The break-in lasted only around seven minutes.
The police added that the guard had been distracted earlier in the evening by alarms that were triggered at various entry points, but when he went to investigate he found no one in the gallery.
The police said the theft occurred on the final day of an exhibition titled “Unknown Treasures” that included prints and etchings by Duerer and Rembrandt.
The gallery in the center of the Greek capital planned to close its doors following the exhibition for expansion and renovation work.
It has a vast permanent collection of post-Byzantine Greek art, as well as a small collection of Renaissance works and some El Greco paintings.
Meanwhile, a painting by Belgian surrealist master Rene Magritte, stolen at gunpoint two years ago, has been returned after the thieves apparently failed to find a buyer, the Rene-Magritte Museum said Friday.
The work, titled “Olympia” and depicting the artist’s wife nude with a giant shell lying on her stomach, was stolen in September 2009 by two armed gunmen from Magritte’s former house, which is open as a museum by appointment only.
Said to be worth around 3 million euros ($3.8 million) at the time, experts had said the highly recognizable oil would be difficult to sell.

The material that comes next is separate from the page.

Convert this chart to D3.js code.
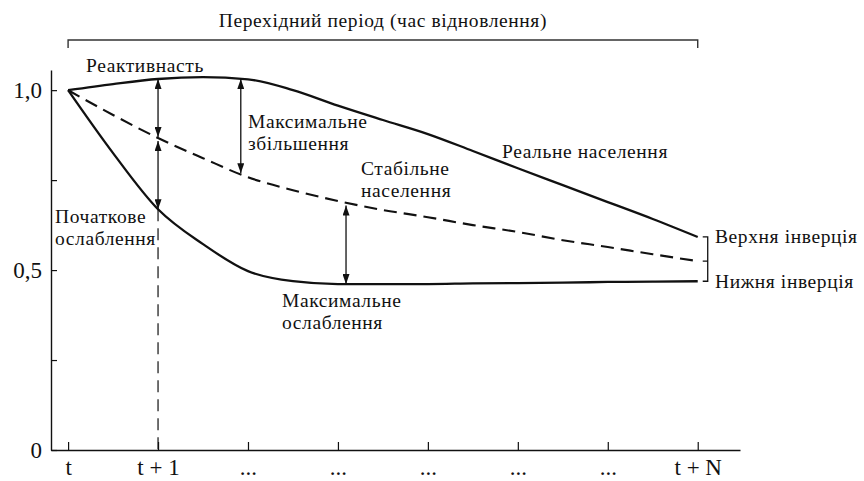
<!DOCTYPE html>
<html>
<head>
<meta charset="utf-8">
<script src="https://cdn.jsdelivr.net/npm/d3@7"></script>
<style>
  body { margin: 0; background: #fff; }
  svg text { font-family: "Liberation Serif", "DejaVu Serif", serif; fill: #111; }
</style>
</head>
<body>
<div id="chart"></div>
<script>
// x positions (time steps), t = 0 ... t + N = 7
const steps = [0, 0.5, 1, 1.5, 2, 2.5, 3, 3.5, 4, 4.5, 5, 5.5, 6, 6.5, 7];
// real population (upper curve, with reactivity)
const realUpper = [1.000, 1.017, 1.031, 1.036, 1.030, 1.000, 0.957, 0.917, 0.878, 0.831, 0.783, 0.736, 0.689, 0.642, 0.592];
// stable population (dashed)
const stable = [1.000, 0.931, 0.867, 0.811, 0.758, 0.722, 0.692, 0.667, 0.647, 0.625, 0.606, 0.583, 0.564, 0.544, 0.525];
// lower curve (attenuation)
const realLower = [1.000, 0.825, 0.669, 0.572, 0.497, 0.469, 0.461, 0.461, 0.461, 0.463, 0.464, 0.465, 0.467, 0.468, 0.469];

const xTicks = [0, 1, 2, 3, 4, 5, 6, 7];
const xLabels = ["t", "t + 1", "...", "...", "...", "...", "...", "t + N"];
const yTicks = [0, 0.25, 0.5, 0.75, 1.0];
const yLabels = ["0", "", "0,5", "", "1,0"];

// arrows: [x step, from series, to series]
const arrows = [
  [1, "stable", "realUpper"],
  [1, "stable", "realLower"],
  [1.92, "stable", "realUpper"],
  [3.09, "stable", "realLower"]
];
const series = { realUpper, stable, realLower };

const width = 864, height = 481;

const svg = d3.select("#chart").append("svg")
  .attr("width", width)
  .attr("height", height);

const x = d3.scaleLinear().domain([-0.19, 7.47]).range([51, 740]);
const y = d3.scaleLinear().domain([0, 1.056]).range([450, 70]);

// arrow head
svg.append("defs").append("marker")
  .attr("id", "head")
  .attr("viewBox", "0 0 10 7")
  .attr("refX", 10)
  .attr("refY", 3.5)
  .attr("markerWidth", 10)
  .attr("markerHeight", 7)
  .attr("markerUnits", "userSpaceOnUse")
  .attr("orient", "auto-start-reverse")
  .append("path")
  .attr("d", "M0,0 L10,3.5 L0,7 z")
  .attr("fill", "#111");

// axes
const xAxis = svg.append("g")
  .attr("transform", `translate(0,${y(0)})`)
  .call(d3.axisBottom(x).tickValues(xTicks).tickSizeInner(-8).tickSizeOuter(0)
    .tickPadding(9).tickFormat((d, i) => xLabels[i]));
xAxis.selectAll("text").style("font-size", "23px")
  .style("font-family", "'Liberation Serif', serif").attr("fill", "#111");
xAxis.select(".domain").attr("stroke", "#111").attr("stroke-width", 1.4);
xAxis.selectAll(".tick line").attr("stroke", "#111").attr("stroke-width", 1.2);

const yAxis = svg.append("g")
  .attr("transform", `translate(${x.range()[0]},0)`)
  .call(d3.axisLeft(y).tickValues(yTicks).tickSizeInner(-6).tickSizeOuter(0)
    .tickPadding(9).tickFormat((d, i) => yLabels[i]));
yAxis.selectAll("text").style("font-size", "23px")
  .style("font-family", "'Liberation Serif', serif").attr("fill", "#111");
yAxis.select(".domain").attr("stroke", "#111").attr("stroke-width", 1.4);
yAxis.selectAll(".tick line").attr("stroke", "#111").attr("stroke-width", 1.2);

// top bracket: transition period
const bx0 = x(0), bx1 = x(7), by = 40;
svg.append("path")
  .attr("d", `M${bx0},${by + 8} V${by} H${bx1} V${by + 8}`)
  .attr("fill", "none").attr("stroke", "#333").attr("stroke-width", 1.4);
svg.append("text")
  .attr("x", (bx0 + bx1) / 2).attr("y", 27)
  .attr("text-anchor", "middle").style("font-size", "19.5px")
  .style("letter-spacing", "0.6px")
  .text("Перехідний період (час відновлення)");

// curves
const line = d3.line()
  .x((d, i) => x(steps[i]))
  .y(d => y(d))
  .curve(d3.curveMonotoneX);

svg.append("path").datum(realUpper)
  .attr("d", line).attr("fill", "none").attr("stroke", "#111").attr("stroke-width", 2.3);
svg.append("path").datum(realLower)
  .attr("d", line).attr("fill", "none").attr("stroke", "#111").attr("stroke-width", 2.3);
svg.append("path").datum(stable)
  .attr("d", line).attr("fill", "none").attr("stroke", "#111").attr("stroke-width", 2.1)
  .attr("stroke-dasharray", "13,7");

function valueAt(arr, s) {
  const i = Math.min(steps.length - 2, Math.max(0, d3.bisectRight(steps, s) - 1));
  const t = (s - steps[i]) / (steps[i + 1] - steps[i]);
  return arr[i] + t * (arr[i + 1] - arr[i]);
}

// dashed vertical at t + 1
svg.append("line")
  .attr("x1", x(1)).attr("x2", x(1))
  .attr("y1", y(valueAt(realLower, 1))).attr("y2", y(0))
  .attr("stroke", "#111").attr("stroke-width", 1.2)
  .attr("stroke-dasharray", "12,7");

// double-headed arrows
svg.selectAll(".arrow").data(arrows).enter().append("line")
  .attr("class", "arrow")
  .attr("x1", d => x(d[0])).attr("x2", d => x(d[0]))
  .attr("y1", d => y(valueAt(series[d[1]], d[0])) + (d[2] === "realUpper" ? -1 : 3))
  .attr("y2", d => y(valueAt(series[d[2]], d[0])))
  .attr("stroke", "#111").attr("stroke-width", 1.3)
  .attr("marker-start", "url(#head)")
  .attr("marker-end", "url(#head)");

// right braces
const ex = x(7) + 10;
const yU = y(realUpper[realUpper.length - 1]);
const yS = y(stable[stable.length - 1]);
const yL = y(realLower[realLower.length - 1]);
svg.append("path")
  .attr("d", `M${ex - 5},${yU} H${ex} V${yL} H${ex - 5} M${ex - 5},${yS} H${ex}`)
  .attr("fill", "none").attr("stroke", "#111").attr("stroke-width", 1.3);

// annotations
const notes = [
  { x: 86, y: 72, lines: ["Реактивнасть"] },
  { x: 248, y: 128, lines: ["Максимальне", "збільшення"] },
  { x: 361, y: 175, lines: ["Стабільне", "населення"] },
  { x: 55, y: 223, lines: ["Початкове", "ослаблення"] },
  { x: 282, y: 307, lines: ["Максимальне", "ослаблення"] },
  { x: 502, y: 158, lines: ["Реальне населення"] },
  { x: 715, y: 243, lines: ["Верхня інверція"] },
  { x: 715, y: 288, lines: ["Нижня інверція"] }
];
notes.forEach(n => {
  const t = svg.append("text").attr("x", n.x).attr("y", n.y)
    .style("font-size", "19.5px").style("letter-spacing", "0.6px");
  n.lines.forEach((s, i) => {
    t.append("tspan").attr("x", n.x).attr("dy", i === 0 ? 0 : 22).text(s);
  });
});
</script>
</body>
</html>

More than two years later, a person contacted an expert working with the insurance company and offered to hand it back with no strings attached, museum curator Andre Garitte told AFP.
“They’d visibly understood they wouldn’t be able to sell it because it was too well-known,” he said. “It became an embarrassment and they preferred to get rid of it. Luckily they didn’t destroy it.”
The museum, which is again in possession of the painting, has not yet decided whether to hang it.
The daylight theft of the 1948 work was blamed at the time on two men, one of them said to be Asian, one a French-speaker, the other an English-speaker.
They entered the museum shortly after it opened and at gunpoint forced staff to lie down in the courtyard as one of the men climbed over a glass panel protecting the work to steal it.